*The request*
Leave out the pictures and repeat the rest of the material exactly.

*Stored data*
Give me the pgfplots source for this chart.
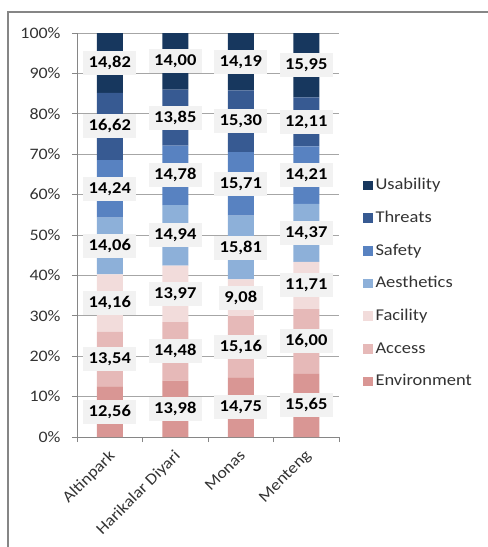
\documentclass[border=0pt]{standalone}
\usepackage{fontspec}
\setmainfont{Carlito}[FakeStretch=1.12]
\usepackage{pgfplots}
\usepackage{pgfplotstable}
\pgfplotsset{compat=1.18}

\definecolor{cUsa}{HTML}{17375E}
\definecolor{cThr}{HTML}{375A92}
\definecolor{cSaf}{HTML}{5882C1}
\definecolor{cAes}{HTML}{8DB0D9}
\definecolor{cFac}{HTML}{F2DCDB}
\definecolor{cAcc}{HTML}{E6B9B8}
\definecolor{cEnv}{HTML}{D99694}
\definecolor{framegray}{HTML}{868686}
\definecolor{gridgray}{HTML}{A6A6A6}
\definecolor{boxgray}{HTML}{F2F2F2}
\definecolor{txt}{HTML}{333333}

% share of each criterion per park (%), x = park index
\pgfplotstableread{
x   Env    Acc    Fac    Aes    Saf    Thr    Usa
0   12.56  13.54  14.16  14.06  14.24  16.62  14.82
1   13.98  14.48  13.97  14.94  14.78  13.85  14.00
2   14.75  15.16   9.08  15.81  15.71  15.30  14.19
3   15.65  16.00  11.71  14.37  14.21  12.11  15.95
}\scores

% middle of each stacked segment, where its value label sits
\pgfplotstablecreatecol[expr={\thisrow{Env}/2}]{mEnv}\scores
\pgfplotstablecreatecol[expr={\thisrow{Env}+\thisrow{Acc}/2}]{mAcc}\scores
\pgfplotstablecreatecol[expr={\thisrow{Env}+\thisrow{Acc}+\thisrow{Fac}/2}]{mFac}\scores
\pgfplotstablecreatecol[expr={\thisrow{Env}+\thisrow{Acc}+\thisrow{Fac}+\thisrow{Aes}/2}]{mAes}\scores
\pgfplotstablecreatecol[expr={\thisrow{Env}+\thisrow{Acc}+\thisrow{Fac}+\thisrow{Aes}+\thisrow{Saf}/2}]{mSaf}\scores
\pgfplotstablecreatecol[expr={\thisrow{Env}+\thisrow{Acc}+\thisrow{Fac}+\thisrow{Aes}+\thisrow{Saf}+\thisrow{Thr}/2}]{mThr}\scores
\pgfplotstablecreatecol[expr={\thisrow{Env}+\thisrow{Acc}+\thisrow{Fac}+\thisrow{Aes}+\thisrow{Saf}+\thisrow{Thr}+\thisrow{Usa}/2}]{mUsa}\scores

\pgfplotsset{
  sq/.style={draw=none, fill=#1,
    legend image code/.code={\fill[fill=#1] (0bp,-4.8bp) rectangle (9.6bp,4.8bp);}},
  frame geom/.style={
    at={(77bp,-437bp)}, anchor=south west,
    scale only axis, width=262bp, height=404bp,
    xmin=-0.5, xmax=3.5, ymin=0, ymax=100},
  vlabel/.style={draw=none, mark=none, nodes near coords, point meta=explicit},
}

\begin{document}
\begin{tikzpicture}
\path[use as bounding box] (0bp,0bp) rectangle (488bp,-547bp);
\draw[framegray, line width=1.3bp] (8bp,-547bp) -- (8bp,-12bp) -- (488bp,-12bp);
\begin{axis}[
  frame geom,
  ybar stacked, bar width=26bp,
  axis lines*=left,
  axis line style={framegray, line width=0.8bp},
  tick align=outside,
  xtick={0,1,2,3},
  xticklabels={Altinpark,Harikalar Diyari,Monas,Menteng},
  minor xtick={-0.5,0.5,1.5,2.5,3.5},
  major x tick style={draw=none},
  minor tick length=5bp, major tick length=5bp,
  every tick/.style={framegray, line width=0.8bp},
  minor x tick style={framegray, line width=0.8bp},
  ytick={0,10,...,100},
  yticklabel={\pgfmathprintnumber{\tick}\%},
  ymajorgrids, grid style={gridgray, line width=0.8bp},
  /pgf/number format/assume math mode=true,
  ticklabel style={font=\fontsize{16bp}{19bp}\selectfont, text=txt},
  yticklabel style={xshift=-8bp},
  xticklabel style={xshift=-2bp, yshift=-4bp, rotate=45, anchor=north east, inner sep=2bp},
  reverse legend,
  legend cell align=left,
  legend style={at={(1.081,0.646)}, anchor=north west, draw=none, fill=none,
    font=\fontsize{16.5bp}{19bp}\selectfont, text=txt,
    row sep=18.2bp,
    nodes={inner ysep=0bp, inner xsep=2.5bp, text height=11.5bp, text depth=3bp}},
]
\addplot[sq=cEnv] table[x=x, y=Env] {\scores};
\addplot[sq=cAcc] table[x=x, y=Acc] {\scores};
\addplot[sq=cFac] table[x=x, y=Fac] {\scores};
\addplot[sq=cAes] table[x=x, y=Aes] {\scores};
\addplot[sq=cSaf] table[x=x, y=Saf] {\scores};
\addplot[sq=cThr] table[x=x, y=Thr] {\scores};
\addplot[sq=cUsa] table[x=x, y=Usa] {\scores};
\legend{Environment,Access,Facility,Aesthetics,Safety,Threats,Usability}
\end{axis}
% value labels, on the same frame
\begin{axis}[
  frame geom, hide axis, clip=false,
  /pgf/number format/.cd, assume math mode=true, fixed, fixed zerofill, precision=2, use comma,
  /pgfplots/.cd,
  every node near coord/.append style={anchor=center,
    fill=boxgray, text=black, font=\bfseries\fontsize{16.5bp}{19bp}\selectfont,
    inner xsep=5.5bp, inner ysep=0bp, text height=11bp, text depth=2bp, minimum height=24bp},
]
\addplot[vlabel] table[x=x, y=mEnv, meta=Env] {\scores};
\addplot[vlabel] table[x=x, y=mAcc, meta=Acc] {\scores};
\addplot[vlabel] table[x=x, y=mFac, meta=Fac] {\scores};
\addplot[vlabel] table[x=x, y=mAes, meta=Aes] {\scores};
\addplot[vlabel] table[x=x, y=mSaf, meta=Saf] {\scores};
\addplot[vlabel] table[x=x, y=mThr, meta=Thr] {\scores};
\addplot[vlabel] table[x=x, y=mUsa, meta=Usa] {\scores};
\end{axis}
\end{tikzpicture}
\end{document}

*Output of the task*
Give me the pgfplots source for this chart.
\documentclass[border=0pt]{standalone}
\usepackage{fontspec}
\setmainfont{Carlito}[FakeStretch=1.12]
\usepackage{pgfplots}
\usepackage{pgfplotstable}
\pgfplotsset{compat=1.18}

\definecolor{cUsa}{HTML}{17375E}
\definecolor{cThr}{HTML}{375A92}
\definecolor{cSaf}{HTML}{5882C1}
\definecolor{cAes}{HTML}{8DB0D9}
\definecolor{cFac}{HTML}{F2DCDB}
\definecolor{cAcc}{HTML}{E6B9B8}
\definecolor{cEnv}{HTML}{D99694}
\definecolor{framegray}{HTML}{868686}
\definecolor{gridgray}{HTML}{A6A6A6}
\definecolor{boxgray}{HTML}{F2F2F2}
\definecolor{txt}{HTML}{333333}

% share of each criterion per park (%), x = park index
\pgfplotstableread{
x   Env    Acc    Fac    Aes    Saf    Thr    Usa
0   12.56  13.54  14.16  14.06  14.24  16.62  14.82
1   13.98  14.48  13.97  14.94  14.78  13.85  14.00
2   14.75  15.16   9.08  15.81  15.71  15.30  14.19
3   15.65  16.00  11.71  14.37  14.21  12.11  15.95
}\scores

% middle of each stacked segment, where its value label sits
\pgfplotstablecreatecol[expr={\thisrow{Env}/2}]{mEnv}\scores
\pgfplotstablecreatecol[expr={\thisrow{Env}+\thisrow{Acc}/2}]{mAcc}\scores
\pgfplotstablecreatecol[expr={\thisrow{Env}+\thisrow{Acc}+\thisrow{Fac}/2}]{mFac}\scores
\pgfplotstablecreatecol[expr={\thisrow{Env}+\thisrow{Acc}+\thisrow{Fac}+\thisrow{Aes}/2}]{mAes}\scores
\pgfplotstablecreatecol[expr={\thisrow{Env}+\thisrow{Acc}+\thisrow{Fac}+\thisrow{Aes}+\thisrow{Saf}/2}]{mSaf}\scores
\pgfplotstablecreatecol[expr={\thisrow{Env}+\thisrow{Acc}+\thisrow{Fac}+\thisrow{Aes}+\thisrow{Saf}+\thisrow{Thr}/2}]{mThr}\scores
\pgfplotstablecreatecol[expr={\thisrow{Env}+\thisrow{Acc}+\thisrow{Fac}+\thisrow{Aes}+\thisrow{Saf}+\thisrow{Thr}+\thisrow{Usa}/2}]{mUsa}\scores

\pgfplotsset{
  sq/.style={draw=none, fill=#1,
    legend image code/.code={\fill[fill=#1] (0bp,-4.8bp) rectangle (9.6bp,4.8bp);}},
  frame geom/.style={
    at={(77bp,-437bp)}, anchor=south west,
    scale only axis, width=262bp, height=404bp,
    xmin=-0.5, xmax=3.5, ymin=0, ymax=100},
  vlabel/.style={draw=none, mark=none, nodes near coords, point meta=explicit},
}

\begin{document}
\begin{tikzpicture}
\path[use as bounding box] (0bp,0bp) rectangle (488bp,-547bp);
\draw[framegray, line width=1.3bp] (8bp,-547bp) -- (8bp,-12bp) -- (488bp,-12bp);
\begin{axis}[
  frame geom,
  ybar stacked, bar width=26bp,
  axis lines*=left,
  axis line style={framegray, line width=0.8bp},
  tick align=outside,
  xtick={0,1,2,3},
  xticklabels={Altinpark,Harikalar Diyari,Monas,Menteng},
  minor xtick={-0.5,0.5,1.5,2.5,3.5},
  major x tick style={draw=none},
  minor tick length=5bp, major tick length=5bp,
  every tick/.style={framegray, line width=0.8bp},
  minor x tick style={framegray, line width=0.8bp},
  ytick={0,10,...,100},
  yticklabel={\pgfmathprintnumber{\tick}\%},
  ymajorgrids, grid style={gridgray, line width=0.8bp},
  /pgf/number format/assume math mode=true,
  ticklabel style={font=\fontsize{16bp}{19bp}\selectfont, text=txt},
  yticklabel style={xshift=-8bp},
  xticklabel style={xshift=-2bp, yshift=-4bp, rotate=45, anchor=north east, inner sep=2bp},
  reverse legend,
  legend cell align=left,
  legend style={at={(1.081,0.646)}, anchor=north west, draw=none, fill=none,
    font=\fontsize{16.5bp}{19bp}\selectfont, text=txt,
    row sep=18.2bp,
    nodes={inner ysep=0bp, inner xsep=2.5bp, text height=11.5bp, text depth=3bp}},
]
\addplot[sq=cEnv] table[x=x, y=Env] {\scores};
\addplot[sq=cAcc] table[x=x, y=Acc] {\scores};
\addplot[sq=cFac] table[x=x, y=Fac] {\scores};
\addplot[sq=cAes] table[x=x, y=Aes] {\scores};
\addplot[sq=cSaf] table[x=x, y=Saf] {\scores};
\addplot[sq=cThr] table[x=x, y=Thr] {\scores};
\addplot[sq=cUsa] table[x=x, y=Usa] {\scores};
\legend{Environment,Access,Facility,Aesthetics,Safety,Threats,Usability}
\end{axis}
% value labels, on the same frame
\begin{axis}[
  frame geom, hide axis, clip=false,
  /pgf/number format/.cd, assume math mode=true, fixed, fixed zerofill, precision=2, use comma,
  /pgfplots/.cd,
  every node near coord/.append style={anchor=center,
    fill=boxgray, text=black, font=\bfseries\fontsize{16.5bp}{19bp}\selectfont,
    inner xsep=5.5bp, inner ysep=0bp, text height=11bp, text depth=2bp, minimum height=24bp},
]
\addplot[vlabel] table[x=x, y=mEnv, meta=Env] {\scores};
\addplot[vlabel] table[x=x, y=mAcc, meta=Acc] {\scores};
\addplot[vlabel] table[x=x, y=mFac, meta=Fac] {\scores};
\addplot[vlabel] table[x=x, y=mAes, meta=Aes] {\scores};
\addplot[vlabel] table[x=x, y=mSaf, meta=Saf] {\scores};
\addplot[vlabel] table[x=x, y=mThr, meta=Thr] {\scores};
\addplot[vlabel] table[x=x, y=mUsa, meta=Usa] {\scores};
\end{axis}
\end{tikzpicture}
\end{document}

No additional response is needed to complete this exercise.